受贈本紹介/柿が出盛り

《受贈本紹介》

『松山俊太郎 蓮の宇宙』太田出版
 松山さんの遺著とも申すべき此の大冊が丹羽蒼一郎さん(松山さんの最期を
看取られた方)から送られて來たのは葉月の末頃でありました。
 まつたく思ひもかけぬことにて、まづ吃驚、そして恐縮かつ感謝の念に耐へ
得ないのですが、淺學のせゐもあつて中々讀破に至らず、第一番に讀み始めた
「蓮の神話学」の章をいまだに彷徨(さまよ)つてをります。其れに加へて
丹羽さんへの御禮(おんれい)も果たしてゐないといふ體たらくであります。
此の上失禮を重ねる譯にはまゐらないので、取り敢へず此處に紹介致す次第。
 蓮と申せば、二十年ぐらゐ前(?)に、松山さんが築地明石町の舊居に見え
られた時の事が想ひ起されます。お出でいたゞくなど畏れ多くてお断りしたの
ですが、どうしてもと仰るので、吉村明彦さんや礒崎純一さんにも同席願つて
お迎へ致しました。清酒一升瓶とスコッチウィスキー1瓶を用意しましたが、
事前の豫測通り呀といふ間に呑みほしてしまはれたので、場所をあらためてと
いふことになりました(本來ならば潤澤に用意すべきところ、さう致すと翌朝
まで「××數へ唄」の類を拜聽せねばなりません。其れだけは避けたく思つた
ものですから同席のお二人に相談の上、斯樣取計らつたのであります)。
 其の折にお目にかけようと思ひ、紅蓮に唇づけんとする少年の横貌の寫眞
(寫眞集『サーカスの少年』から切り取つたもの、モデルは大沢健)を洗面所の
壁面に貼つておいたので、御退去の直前に御覽に供しましたが、一瞥されたのみ
にて御感想はありませんでした。
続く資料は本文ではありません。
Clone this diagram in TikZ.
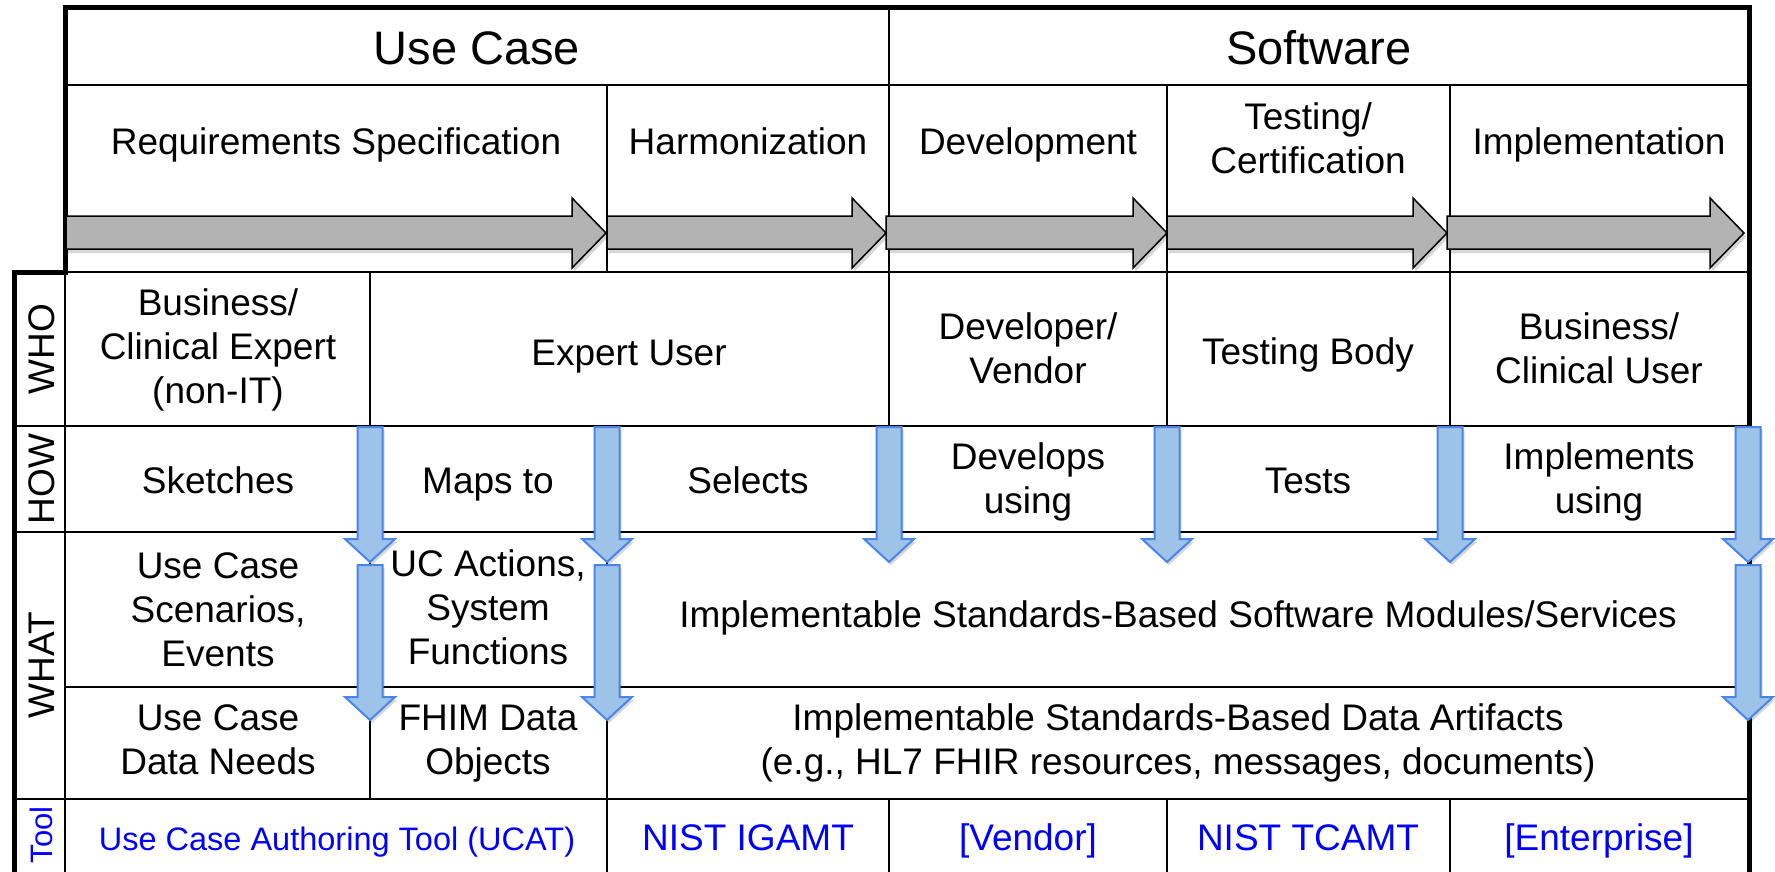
\documentclass[tikz,border=0pt]{standalone}
\usepackage{fontspec}
\setmainfont{Liberation Sans}
\definecolor{arrgray}{RGB}{179,179,179}
\definecolor{bluefill}{RGB}{158,195,233}
\definecolor{blueline}{RGB}{74,134,232}
\definecolor{tooltext}{RGB}{0,0,255}
\newcommand\sT{\vrule height31pt depth13pt width0pt}
\tikzset{
  gridline/.style={line width=2pt, line cap=rect},
  frameline/.style={line width=5pt, line join=miter},
  grayarrow/.style={fill=arrgray, draw=black, line width=1.5pt, line join=miter},
  bluearrow/.style={fill=bluefill, draw=blueline, line width=2pt, line join=miter},
  shadowfill/.style={fill=black, opacity=0.16},
  hdr/.style={font=\fontsize{47}{56}\selectfont, inner sep=0pt, anchor=base},
  scell/.style={font=\fontsize{37}{44}\selectfont, inner sep=0pt, anchor=base},
  mcell/.style={font=\fontsize{37}{44}\selectfont, inner sep=0pt, anchor=center, align=center,
    execute at begin node=\sT, execute at end node=\sT},
  toolt/.style={font=\fontsize{37}{44}\selectfont, text=tooltext, inner sep=0pt, anchor=base},
  sidelab/.style={font=\fontsize{37}{44}\selectfont, inner sep=0pt, anchor=base, rotate=90},
}
\begin{document}
\begin{tikzpicture}[x=1pt,y=-1pt]
\useasboundingbox (0,0) rectangle (1775,872);
\fill[white] (0,0) rectangle (1775,872);

% thin grid lines
\draw[gridline] (65,85) -- (1749,85);
\draw[gridline] (65,272) -- (1749,272);
\draw[gridline] (14,426) -- (1749,426);
\draw[gridline] (14,532) -- (1749,532);
\draw[gridline] (65,687) -- (1749,687);
\draw[gridline] (14,799) -- (1749,799);
\draw[gridline] (65,272) -- (65,872);
\draw[gridline] (370,272) -- (370,799);
\draw[gridline] (607,85) -- (607,272);
\draw[gridline] (607,426) -- (607,872);
\draw[gridline] (889,8) -- (889,532);
\draw[gridline] (889,799) -- (889,872);
\draw[gridline] (1167,85) -- (1167,532);
\draw[gridline] (1167,799) -- (1167,872);
\draw[gridline] (1450,85) -- (1450,532);
\draw[gridline] (1450,799) -- (1450,872);

% thick frame
\draw[frameline] (1749,872) -- (1749,8) -- (65,8) -- (65,272) -- (14,272) -- (14,872);

% gray phase arrows
\foreach \a/\b in {66/606, 607/886, 886/1167, 1167/1447, 1447/1744} {
  \begin{scope}[shift={(2,4)}]
    \fill[shadowfill] (\a,216) -- ({\b-34},216) -- ({\b-34},198) -- (\b,233) -- ({\b-34},268) -- ({\b-34},249) -- (\a,249) -- cycle;
  \end{scope}
  \draw[grayarrow] (\a,216) -- ({\b-34},216) -- ({\b-34},198) -- (\b,233) -- ({\b-34},268) -- ({\b-34},249) -- (\a,249) -- cycle;
}

% headers
\node[hdr] (uc) at (477,65) {Use Case};
\node[hdr] (sw) at (1319,65) {Software};

% phases
\node[scell] (req) at (336,155) {Requirements Specification};
\node[scell] (harm) at (748,155) {Harmonization};
\node[scell] (dev) at (1028,155) {Development};
\node[mcell] (test) at (1308,145) {Testing/\\Certification};
\node[scell] (impl) at (1599,155) {Implementation};

% side labels
\node[sidelab] (lwho) at (54,349) {WHO};
\node[sidelab] (lhow) at (54,479) {HOW};
\node[sidelab] (lwhat) at (54,665) {WHAT};
\node[sidelab, font=\fontsize{31}{37}\selectfont, text=tooltext] (ltool) at (52,835) {Tool};

% WHO row
\node[mcell] (who1) at (218,353) {Business/\\Clinical Expert\\(non-IT)};
\node[scell] (who2) at (629,365) {Expert User};
\node[mcell] (who3) at (1028,354.5) {Developer/\\Vendor};
\node[scell] (who4) at (1308,364) {Testing Body};
\node[mcell] (who5) at (1599,354.5) {Business/\\Clinical User};

% HOW row
\node[scell] (how1) at (218,493) {Sketches};
\node[scell] (how2) at (488,493) {Maps to};
\node[scell] (how3) at (748,493) {Selects};
\node[mcell] (how4) at (1028,484.5) {Develops\\using};
\node[scell] (how5) at (1308,493) {Tests};
\node[mcell] (how6) at (1599,484.5) {Implements\\using};

% WHAT rows
\node[mcell] (wa1) at (218,616) {Use Case\\Scenarios,\\Events};
\node[mcell] (wa2) at (488,614) {UC Actions,\\System\\Functions};
\node[scell] (wa3) at (1178,627) {Implementable Standards-Based Software Modules/Services};
\node[mcell] (wb1) at (218,746) {Use Case\\Data Needs};
\node[mcell] (wb2) at (488,746) {FHIM Data\\Objects};
\node[mcell] (wb3) at (1178,746) {Implementable Standards-Based Data Artifacts\\(e.g., HL7 FHIR resources, messages, documents)};

% Tool row
\node[toolt, font=\fontsize{32.5}{39}\selectfont] (t1) at (337,850) {Use Case Authoring Tool (UCAT)};
\node[toolt] (t2) at (748,850) {NIST IGAMT};
\node[toolt] (t3) at (1028,850) {[Vendor]};
\node[toolt] (t4) at (1308,850) {NIST TCAMT};
\node[toolt] (t5) at (1599,850) {[Enterprise]};

% blue flow arrows
\foreach \x in {370, 607, 889, 1167, 1450, 1748} {
  \begin{scope}[shift={(2,3)}]
    \fill[shadowfill] ({\x-12.5},427) -- ({\x+12.5},427) -- ({\x+12.5},539) -- ({\x+25},539) -- (\x,562) -- ({\x-25},539) -- ({\x-12.5},539) -- cycle;
  \end{scope}
  \draw[bluearrow] ({\x-12.5},427) -- ({\x+12.5},427) -- ({\x+12.5},539) -- ({\x+25},539) -- (\x,562) -- ({\x-25},539) -- ({\x-12.5},539) -- cycle;
}
\foreach \x in {370, 607, 1748} {
  \begin{scope}[shift={(2,3)}]
    \fill[shadowfill] ({\x-12.5},565) -- ({\x+12.5},565) -- ({\x+12.5},697) -- ({\x+25},697) -- (\x,720) -- ({\x-25},697) -- ({\x-12.5},697) -- cycle;
  \end{scope}
  \draw[bluearrow] ({\x-12.5},565) -- ({\x+12.5},565) -- ({\x+12.5},697) -- ({\x+25},697) -- (\x,720) -- ({\x-25},697) -- ({\x-12.5},697) -- cycle;
}
\end{tikzpicture}
\end{document}
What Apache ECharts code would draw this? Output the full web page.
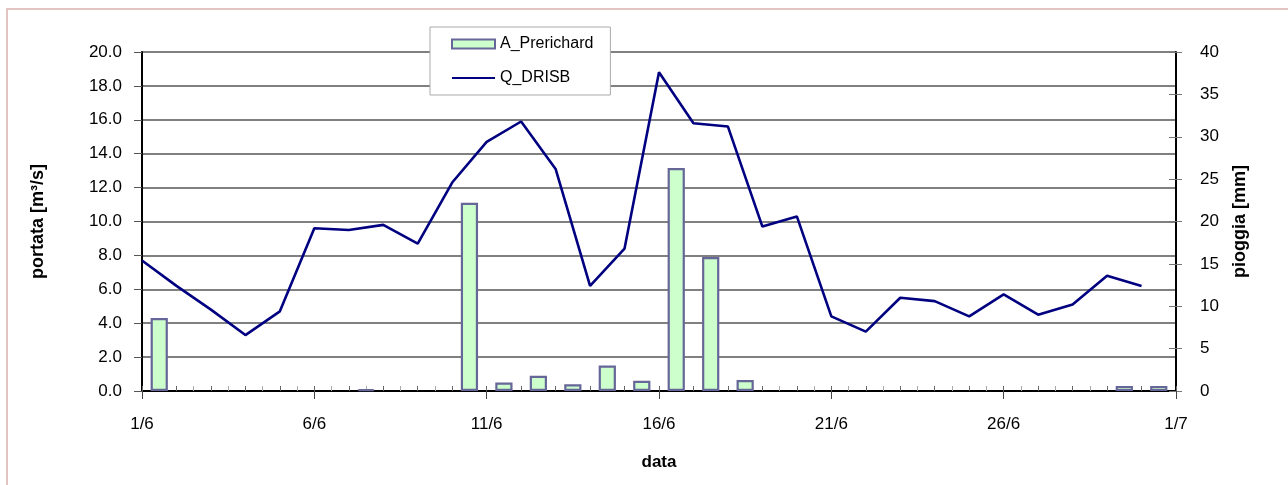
<!DOCTYPE html>
<html><head><meta charset="utf-8">
<script src="https://cdn.jsdelivr.net/npm/echarts@6/dist/echarts.min.js"></script>
<style>html,body{margin:0;padding:0;background:#fff}#c{width:1288px;height:485px}</style>
</head><body><div id="c"></div>
<script>
const days = ['1/6','2/6','3/6','4/6','5/6','6/6','7/6','8/6','9/6','10/6','11/6','12/6','13/6','14/6','15/6','16/6','17/6','18/6','19/6','20/6','21/6','22/6','23/6','24/6','25/6','26/6','27/6','28/6','29/6','30/6','1/7'];
const rainDays = days.slice(0, 30);
// Q_DRISB flow [m3/s], one value per day 1/6..30/6
const flow = [7.7, 6.2, 4.8, 3.3, 4.7, 9.6, 9.5, 9.8, 8.7, 12.3, 14.7, 15.9, 13.1, 6.2, 8.4, 18.8, 15.8, 15.6, 9.7, 10.3, 4.4, 3.5, 5.5, 5.3, 4.4, 5.7, 4.5, 5.1, 6.8, 6.2];
// A_Prerichard rain [mm]
const rain = [8.6, 0, 0, 0, 0, 0, 0.2, 0, 0, 22.2, 1.0, 1.8, 0.8, 3.0, 1.2, 26.3, 15.8, 1.3, 0, 0, 0, 0, 0, 0, 0, 0, 0, 0, 0.6, 0.6];
const seriesNames = ['A_Prerichard', 'Q_DRISB'];

const FONT = 'Liberation Sans, Arial, sans-serif';
const chart = echarts.init(document.getElementById('c'), null, {renderer: 'canvas'});
chart.setOption({
  animation: false,
  backgroundColor: '#fff',
  textStyle: {fontFamily: FONT, color: '#000'},
  graphic: [{
    type: 'rect', z: -10, silent: true,
    shape: {x: 7, y: 9, width: 1400, height: 600},
    style: {fill: 'none', stroke: '#dcb0b0', lineWidth: 1.5}
  }],
  legend: {
    data: [{name: seriesNames[0], icon: 'rect'}, {name: seriesNames[1], itemStyle: {opacity: 0}}],
    orient: 'vertical',
    left: 430, top: 27,
    itemWidth: 43, itemHeight: 9, itemGap: 18, itemTextGap: 5,
    padding: [9, 17, 9, 21],
    borderColor: '#aaa', borderWidth: 1, backgroundColor: '#fff',
    textStyle: {fontSize: 16, fontFamily: FONT, color: '#000'},
    z: 10
  },
  grid: {left: 142, right: 112, top: 52, bottom: 94},
  xAxis: [{
    type: 'category', data: rainDays, boundaryGap: true, position: 'bottom',
    axisLine: {onZero: false, lineStyle: {color: '#000', width: 2}},
    axisTick: {show: true, inside: true, alignWithLabel: true, interval: 0, length: 5, lineStyle: {color: '#aaa'}},
    axisLabel: {show: false}, splitLine: {show: false}
  }, {
    type: 'category', data: days, boundaryGap: false, position: 'bottom',
    axisLine: {show: false, onZero: false},
    axisTick: {show: true, inside: true, interval: 0, length: 5, lineStyle: {color: '#666'}},
    axisLabel: {show: false}, splitLine: {show: false}
  }, {
    type: 'category', data: days, boundaryGap: false, position: 'bottom',
    axisLine: {show: false, onZero: false},
    axisTick: {show: true, inside: false, interval: 4, length: 8, lineStyle: {color: '#444'}},
    axisLabel: {show: true, interval: 4, fontSize: 17, margin: 25, color: '#000', fontFamily: FONT},
    splitLine: {show: false},
    name: 'data', nameLocation: 'middle', nameGap: 63,
    nameTextStyle: {fontSize: 17, fontWeight: 'bold', color: '#000', fontFamily: FONT}
  }],
  yAxis: [{
    type: 'value', min: 0, max: 20, interval: 2, position: 'left',
    axisLine: {show: true, lineStyle: {color: '#000', width: 2}},
    axisTick: {show: true, length: 8, lineStyle: {color: '#555'}},
    axisLabel: {fontSize: 17, margin: 20, color: '#000', fontFamily: FONT, formatter: v => v.toFixed(1)},
    splitLine: {show: true, lineStyle: {color: '#808080', width: 2}},
    name: 'portata [m³/s]', nameLocation: 'middle', nameGap: 95, nameRotate: 90,
    nameTextStyle: {fontSize: 18, fontWeight: 'bold', color: '#000', fontFamily: FONT}
  }, {
    type: 'value', min: 0, max: 40, interval: 5, position: 'right',
    axisLine: {show: true, lineStyle: {color: '#000', width: 2}},
    axisTick: {show: true, length: 6, lineStyle: {color: '#777'}},
    axisLabel: {fontSize: 17, margin: 24, color: '#000', fontFamily: FONT},
    splitLine: {show: false},
    name: 'pioggia [mm]', nameLocation: 'middle', nameGap: 55, nameRotate: 90,
    nameTextStyle: {fontSize: 18, fontWeight: 'bold', color: '#000', fontFamily: FONT}
  }, {
    type: 'value', min: 0, max: 40, interval: 5, position: 'right',
    axisLine: {show: false},
    axisTick: {show: true, inside: true, length: 7, lineStyle: {color: '#777'}},
    axisLabel: {show: false}, splitLine: {show: false}
  }],
  series: [{
    name: seriesNames[0], type: 'bar', xAxisIndex: 0, yAxisIndex: 1,
    data: rain.map(v => (v === 0 ? '-' : v)), barWidth: '50%',
    itemStyle: {color: '#ccffcc', borderColor: '#666699', borderWidth: 2.2}
  }, {
    name: seriesNames[1], type: 'line', xAxisIndex: 1, yAxisIndex: 0,
    data: flow, symbol: 'none', showSymbol: false,
    lineStyle: {color: '#000080', width: 2.6}, itemStyle: {color: '#000080'}, z: 5
  }]
});
</script>
</body></html>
後日氣づいたのですが、其の壁には以前飼つて
ゐた猫の寫眞も貼つてあり、其れがお氣に召さなかつたのでせう。松山さんは
《犬山斬猫軒馬鹿也》といふ號を名乘られるほどの猫嫌ひでいらしたのです。
因みに私は戌年のくせに猫の方が好きです。
 白蓮

 紅蓮(東南亞細亜)


此のカヴァーの寫眞(1972年:細江英公氏撮影)は實に佳いお姿ですね。


【新編・日本幻想文学集成 第2巻】【新編・日本幻想文学集成 第3巻】国書刊行会
 第三巻(谷崎潤一郎久生十蘭岡本かの子円地文子)が26日發賣の由、
未紹介でしたので第二巻(澁澤龍彦吉田健一花田清輝幸田露伴)の書影も
載せておきます。私の擔當巻は第三巻『幻花の物語』です。


【定本 夢野久作全集】国書刊行会:内容見本
 先ごろ校了成つて、來月10日、愈々第一巻が發賣されるさうです。
 【日影丈吉全集】【定本 久生十蘭全集】に續く壯擧ですね。

《柿が出盛り》
 地産の梨や葡萄が姿を消して、今は林檎と柿が最盛期を迎へてゐます。
 廣い庭を持つ家では、たいてい柿の木が植ゑられてゐます。よく頂戴するの
で殆ど購ふことはありませんね。澁柿も多く、此れは燒酎などで澁抜きするか、
干柿にしてますが、私はそこまでは……。柘榴も見かけますが、誰も採らない
ので最後は朽ちて落ちてしまふ所も少なからずあり、勿體ないなぁと思ひます。


Freddie Ryder(fashion model)

 四月にホームセンターで需めた大文字草、賣れ殘り萎れかけてゐた見切品で
したが、根氣よく手當てを施したら、澤山花をつけてくれました。